Back in the 70's I was just a beginner on guitar, so I wound up on (borrowed) bass behind Bob, or Bob & Jim, who both played amazing guitar and sang. I was too shy to sing in those days, and singing while playing bass is nearly impossible for me anyway. I eventually bought my own bass, which I still have and Bobby played on Friday. But it's been 30+ years and I've learned a few things on guitar and gotten a bit braver, and in the meantime Bobby's been off in Minnesota becoming a bass-playing monster, so this time it was reversed -- I played and sang with Bobby adding a bass line and harmony vocals, all right off the top of his head; we didn't have time to rehearse anything.

And it was amazing! First off, just having a bass there adds incredible depth, if that's not stating the obvious. And I've been yearning for vocal harmony in the act for years. I've had to stay away from songs that need harmony or they lose their essential character, but I still have lots that can certainly benefit from some. And they did. In spades.

I did a bunch of my normal songs, but I also added several that I've tried before but couldn't make work. I thought that with Bob added to 'em, they might fly better. And they did. So that was fun. Bobby was apparently surprised by some of the weirder selections I pulled out -- songs that maybe don't seem do-able, but that I've worked up some crazy arrangement of anyway.

I also re-worked up an "in-joke" (too long a story to go into here) song, "Hey Mister, That's Me Up On the Jukebox", just for the irony of doing it again with the reversed roles. Except I guess I sang it both times. Let's just say that I do it without a capo these days.

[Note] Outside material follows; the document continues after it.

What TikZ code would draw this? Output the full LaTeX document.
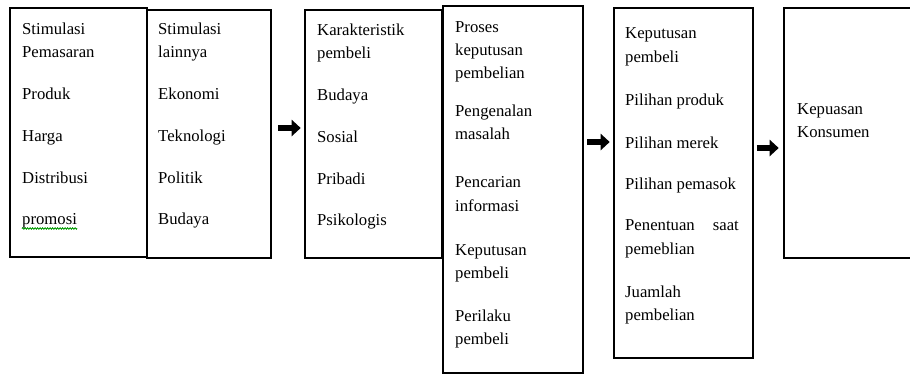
\documentclass[tikz,border=0pt]{standalone}
\usepackage{fontspec}
\setmainfont{Liberation Serif}
\usetikzlibrary{arrows.meta,decorations.pathmorphing}
\begin{document}
\begin{tikzpicture}[x=1pt,y=-1pt,
  box/.style={draw=black,line width=2.6pt,inner sep=0pt,fill=white},
  txt/.style={anchor=base west,inner sep=0pt,font=\fontsize{16.7}{23}\selectfont},
  flow/.style={line width=6pt,-{Triangle[length=9pt,width=16pt]}},
  squiggle/.style={draw=green!60!black,line width=0.8pt,decorate,
    decoration={zigzag,amplitude=0.8pt,segment length=2.5pt}}]
\clip (0,0) rectangle (910,376);
\fill[white] (0,0) rectangle (910,376);
% boxes
\node[box,minimum width=137pt,minimum height=249pt] (b1) at (78.5,132.5) {};
\node[box,minimum width=124pt,minimum height=248pt] (b2) at (209,134) {};
\node[box,minimum width=137pt,minimum height=248pt] (b3) at (373.5,134) {};
\node[box,minimum width=140pt,minimum height=367pt] (b4) at (513,189.5) {};
\node[box,minimum width=139pt,minimum height=350pt] (b5) at (683.5,183) {};
\node[box,minimum width=140pt,minimum height=250pt] (b6) at (854,133) {};
% texts box 1
\foreach \yy/\tt [count=\i] in {34/Stimulasi,57/Pemasaran,99/Produk,141/Harga,183/Distribusi,224/promosi}
  \node[txt] (ta\i) at (22,\yy) {\tt};
\draw[squiggle] ([yshift=-4.5pt]ta6.base west) -- ([yshift=-4.5pt]ta6.base east);
% texts box 2
\foreach \yy/\tt [count=\i] in {34/Stimulasi,57/lainnya,99/Ekonomi,141/Teknologi,183/Politik,224/Budaya}
  \node[txt] (tb\i) at (158,\yy) {\tt};
% texts box 3
\foreach \yy/\tt [count=\i] in {35/Karakteristik,58/pembeli,100/Budaya,142/Sosial,184/Pribadi,225/Psikologis}
  \node[txt] (tc\i) at (317,\yy) {\tt};
% texts box 4
\foreach \yy/\tt [count=\i] in {32/Proses,55/keputusan,78/pembelian,116/Pengenalan,139/masalah,187/Pencarian,211/informasi,255/Keputusan,278/pembeli,321/Perilaku,344/pembeli}
  \node[txt] (td\i) at (455,\yy) {\tt};
% texts box 5
\foreach \yy/\tt [count=\i] in {38/Keputusan,62/pembeli,105/Pilihan produk,148/Pilihan merek,189/Pilihan pemasok,230/Penentuan,254/pemeblian,297/Juamlah,320/pembelian}
  \node[txt] (te\i) at (625,\yy) {\tt};
\node[txt,anchor=base east] (tesaat) at (739,230) {saat};
% texts box 6
\node[txt] (tf1) at (797,114) {Kepuasan};
\node[txt] (tf2) at (797,137) {Konsumen};
% arrows
\coordinate (r1) at (0,128);
\coordinate (r2) at (0,142);
\coordinate (r3) at (0,148);
\draw[flow,shorten <=6pt,shorten >=3pt] (b2.east |- r1) -- (b3.west |- r1);
\draw[flow,shorten <=3pt,shorten >=3pt] (b4.east |- r2) -- (b5.west |- r2);
\draw[flow,shorten <=2.5pt,shorten >=4pt] (b5.east |- r3) -- (b6.west |- r3);
\end{tikzpicture}
\end{document}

Anyway, it all went by way too fast. I really should have gone through and planned which songs to get to, rather than just flipping through the book and finding one. I guess I wasn't sure what was gonna work and what wasn't until I was there to hear how it was going. We'll just have to do it again sometime to get to those other couple dozen songs.

I set up my little camera to take video, but didn't get very much of the show, not to mention the difficulty of taking pictures under so much backlighting. But there are 7 songs to choose from. They're a little rough (Bobby was playing bass and singing with no rehearsal, and the mix was completely different than what I'm used to (with the really loud (from where I was) bass), so I was over-singing, etc., etc.), but really fun -- http://www.youtube.com/y7alanzo

Bobby, come back to California! All is forgiven!